## Begin

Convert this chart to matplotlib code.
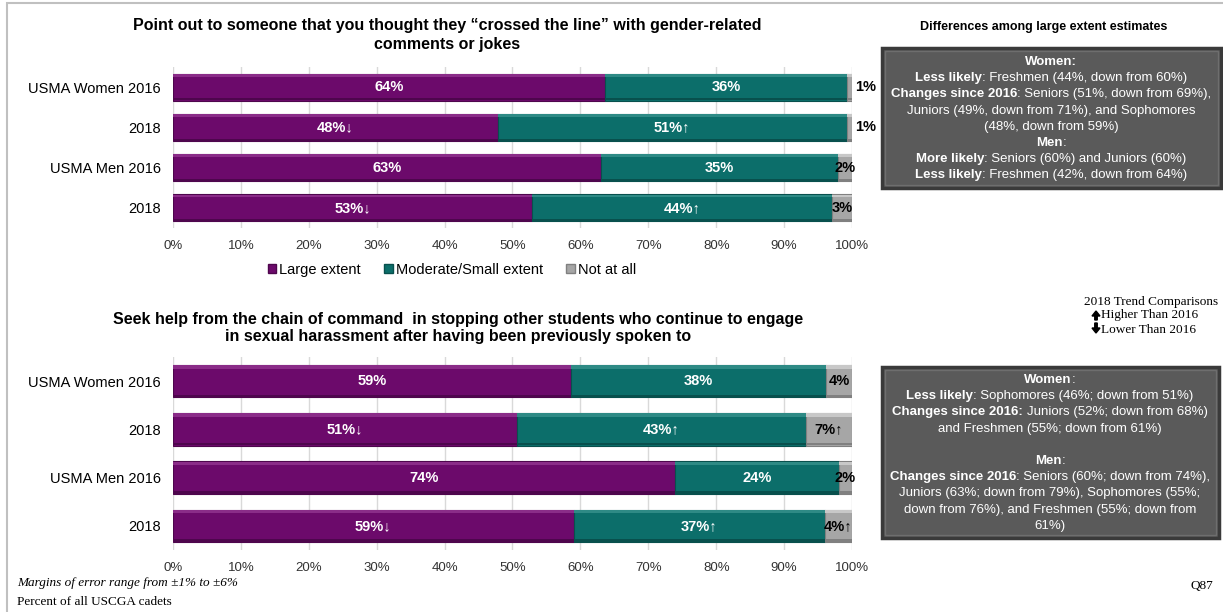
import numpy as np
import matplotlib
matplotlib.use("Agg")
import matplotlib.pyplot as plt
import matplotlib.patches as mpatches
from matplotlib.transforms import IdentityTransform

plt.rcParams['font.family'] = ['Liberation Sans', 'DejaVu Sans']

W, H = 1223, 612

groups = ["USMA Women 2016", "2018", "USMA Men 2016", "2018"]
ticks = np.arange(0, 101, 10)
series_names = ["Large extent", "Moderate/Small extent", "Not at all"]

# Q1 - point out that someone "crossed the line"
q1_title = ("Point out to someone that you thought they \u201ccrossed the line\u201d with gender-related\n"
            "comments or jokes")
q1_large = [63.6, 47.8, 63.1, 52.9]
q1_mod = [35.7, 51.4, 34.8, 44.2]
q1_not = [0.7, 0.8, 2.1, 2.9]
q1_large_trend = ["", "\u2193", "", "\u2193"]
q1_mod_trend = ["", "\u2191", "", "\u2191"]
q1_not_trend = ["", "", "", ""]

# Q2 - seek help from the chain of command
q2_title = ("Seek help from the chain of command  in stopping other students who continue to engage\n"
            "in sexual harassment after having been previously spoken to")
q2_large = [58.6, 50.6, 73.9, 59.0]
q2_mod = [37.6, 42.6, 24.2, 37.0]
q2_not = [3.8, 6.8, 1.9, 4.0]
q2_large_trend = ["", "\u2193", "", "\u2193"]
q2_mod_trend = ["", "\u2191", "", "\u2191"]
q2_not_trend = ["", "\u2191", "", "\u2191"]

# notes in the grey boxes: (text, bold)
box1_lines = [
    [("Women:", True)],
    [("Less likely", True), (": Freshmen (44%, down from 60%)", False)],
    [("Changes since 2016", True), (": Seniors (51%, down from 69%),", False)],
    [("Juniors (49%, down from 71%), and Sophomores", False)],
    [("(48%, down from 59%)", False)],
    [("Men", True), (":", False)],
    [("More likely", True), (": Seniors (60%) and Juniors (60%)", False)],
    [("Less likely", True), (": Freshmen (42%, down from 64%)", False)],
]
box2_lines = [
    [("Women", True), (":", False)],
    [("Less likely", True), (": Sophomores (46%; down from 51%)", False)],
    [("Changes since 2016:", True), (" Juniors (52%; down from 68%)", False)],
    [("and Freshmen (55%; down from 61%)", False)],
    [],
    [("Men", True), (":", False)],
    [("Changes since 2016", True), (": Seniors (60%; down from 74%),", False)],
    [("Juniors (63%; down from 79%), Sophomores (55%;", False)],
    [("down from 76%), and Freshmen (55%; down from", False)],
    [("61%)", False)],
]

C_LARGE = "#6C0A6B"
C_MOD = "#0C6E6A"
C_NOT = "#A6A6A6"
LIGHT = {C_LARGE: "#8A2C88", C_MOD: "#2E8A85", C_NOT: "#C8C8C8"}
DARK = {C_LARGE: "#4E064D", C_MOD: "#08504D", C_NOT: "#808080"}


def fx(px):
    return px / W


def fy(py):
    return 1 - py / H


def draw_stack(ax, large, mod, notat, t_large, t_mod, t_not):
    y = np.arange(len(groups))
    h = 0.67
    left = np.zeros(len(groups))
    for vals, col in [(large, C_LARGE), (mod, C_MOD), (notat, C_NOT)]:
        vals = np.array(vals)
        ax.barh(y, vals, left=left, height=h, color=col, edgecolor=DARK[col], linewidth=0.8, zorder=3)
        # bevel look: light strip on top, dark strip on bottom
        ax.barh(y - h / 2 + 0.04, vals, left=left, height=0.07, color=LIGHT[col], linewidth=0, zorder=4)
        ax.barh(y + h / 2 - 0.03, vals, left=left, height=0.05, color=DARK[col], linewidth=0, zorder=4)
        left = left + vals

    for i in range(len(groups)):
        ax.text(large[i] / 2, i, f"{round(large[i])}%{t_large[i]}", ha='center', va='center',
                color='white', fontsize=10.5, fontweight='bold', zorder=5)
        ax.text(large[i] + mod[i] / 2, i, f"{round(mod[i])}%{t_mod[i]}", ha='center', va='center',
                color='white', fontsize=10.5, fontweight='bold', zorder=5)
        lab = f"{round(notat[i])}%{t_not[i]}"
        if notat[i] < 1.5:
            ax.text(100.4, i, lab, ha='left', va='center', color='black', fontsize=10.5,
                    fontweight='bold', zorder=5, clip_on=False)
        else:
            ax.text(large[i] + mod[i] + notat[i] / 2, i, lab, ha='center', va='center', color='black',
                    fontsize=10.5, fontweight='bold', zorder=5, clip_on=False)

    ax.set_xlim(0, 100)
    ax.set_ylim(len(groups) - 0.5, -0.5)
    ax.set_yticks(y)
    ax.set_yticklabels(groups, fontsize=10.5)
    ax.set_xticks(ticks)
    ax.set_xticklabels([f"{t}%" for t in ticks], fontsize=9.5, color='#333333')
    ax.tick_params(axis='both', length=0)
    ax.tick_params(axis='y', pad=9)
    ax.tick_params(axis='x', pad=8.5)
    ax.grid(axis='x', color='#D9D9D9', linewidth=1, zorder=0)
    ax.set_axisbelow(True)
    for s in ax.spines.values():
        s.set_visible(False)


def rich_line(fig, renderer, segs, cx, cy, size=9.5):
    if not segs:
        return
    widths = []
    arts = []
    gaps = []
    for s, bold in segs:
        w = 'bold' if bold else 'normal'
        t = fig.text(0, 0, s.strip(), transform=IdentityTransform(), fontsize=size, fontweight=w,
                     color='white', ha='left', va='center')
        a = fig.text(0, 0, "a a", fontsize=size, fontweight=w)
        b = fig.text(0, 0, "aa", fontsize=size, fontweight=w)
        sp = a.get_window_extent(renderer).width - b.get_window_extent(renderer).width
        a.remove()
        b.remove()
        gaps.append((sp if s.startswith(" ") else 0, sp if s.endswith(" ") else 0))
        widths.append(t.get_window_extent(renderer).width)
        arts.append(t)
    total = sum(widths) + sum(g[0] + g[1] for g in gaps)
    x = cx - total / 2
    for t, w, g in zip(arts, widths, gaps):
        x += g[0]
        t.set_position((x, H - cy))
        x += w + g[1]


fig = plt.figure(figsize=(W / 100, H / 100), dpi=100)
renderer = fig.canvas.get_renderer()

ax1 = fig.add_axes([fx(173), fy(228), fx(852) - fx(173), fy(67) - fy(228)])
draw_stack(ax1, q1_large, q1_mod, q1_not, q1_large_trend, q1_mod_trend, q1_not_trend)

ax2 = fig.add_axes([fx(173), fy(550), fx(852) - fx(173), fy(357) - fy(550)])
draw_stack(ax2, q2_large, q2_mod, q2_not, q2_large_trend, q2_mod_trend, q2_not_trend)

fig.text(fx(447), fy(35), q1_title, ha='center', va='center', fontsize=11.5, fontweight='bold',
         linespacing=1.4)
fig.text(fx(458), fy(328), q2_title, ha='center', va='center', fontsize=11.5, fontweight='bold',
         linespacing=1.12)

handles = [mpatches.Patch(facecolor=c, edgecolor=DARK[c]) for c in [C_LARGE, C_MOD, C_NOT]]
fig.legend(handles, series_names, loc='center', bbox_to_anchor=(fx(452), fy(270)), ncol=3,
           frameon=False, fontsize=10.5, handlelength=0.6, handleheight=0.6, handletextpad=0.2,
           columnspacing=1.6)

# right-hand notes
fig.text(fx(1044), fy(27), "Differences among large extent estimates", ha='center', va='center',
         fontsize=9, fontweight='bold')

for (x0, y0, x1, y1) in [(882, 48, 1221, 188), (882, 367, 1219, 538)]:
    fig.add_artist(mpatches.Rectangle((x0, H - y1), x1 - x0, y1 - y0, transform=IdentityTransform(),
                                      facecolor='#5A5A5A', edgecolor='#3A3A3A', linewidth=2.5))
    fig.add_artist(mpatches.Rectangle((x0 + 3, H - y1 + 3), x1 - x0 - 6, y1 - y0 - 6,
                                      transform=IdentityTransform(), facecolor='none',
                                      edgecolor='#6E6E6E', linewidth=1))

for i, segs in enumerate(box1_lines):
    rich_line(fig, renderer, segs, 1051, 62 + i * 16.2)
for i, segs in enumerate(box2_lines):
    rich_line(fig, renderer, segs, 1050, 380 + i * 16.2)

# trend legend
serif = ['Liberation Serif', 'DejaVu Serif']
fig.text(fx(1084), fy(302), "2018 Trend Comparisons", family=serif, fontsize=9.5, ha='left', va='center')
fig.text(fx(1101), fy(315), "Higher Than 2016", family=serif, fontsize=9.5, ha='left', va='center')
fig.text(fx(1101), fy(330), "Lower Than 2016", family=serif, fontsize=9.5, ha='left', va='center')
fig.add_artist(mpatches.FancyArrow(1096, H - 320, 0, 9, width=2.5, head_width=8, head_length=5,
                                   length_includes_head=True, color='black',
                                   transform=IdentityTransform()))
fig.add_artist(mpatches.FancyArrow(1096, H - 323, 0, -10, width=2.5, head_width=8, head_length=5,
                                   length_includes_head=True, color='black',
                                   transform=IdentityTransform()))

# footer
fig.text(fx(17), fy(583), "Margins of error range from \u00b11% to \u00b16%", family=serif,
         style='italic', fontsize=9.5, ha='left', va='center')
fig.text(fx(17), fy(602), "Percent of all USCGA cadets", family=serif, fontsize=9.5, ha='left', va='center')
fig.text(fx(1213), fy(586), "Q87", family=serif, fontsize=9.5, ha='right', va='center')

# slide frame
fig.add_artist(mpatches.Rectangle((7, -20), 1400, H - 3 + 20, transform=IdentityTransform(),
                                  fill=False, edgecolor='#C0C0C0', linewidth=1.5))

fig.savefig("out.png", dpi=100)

## End

• **AIM OF THE EXERCISE**
Copy out every line of the data that includes "matplotlib".

• **EXERCISE SOLUTION**
Convert this chart to matplotlib code.
import matplotlib
matplotlib.use("Agg")
import matplotlib.pyplot as plt
import matplotlib.patches as mpatches
from matplotlib.transforms import IdentityTransform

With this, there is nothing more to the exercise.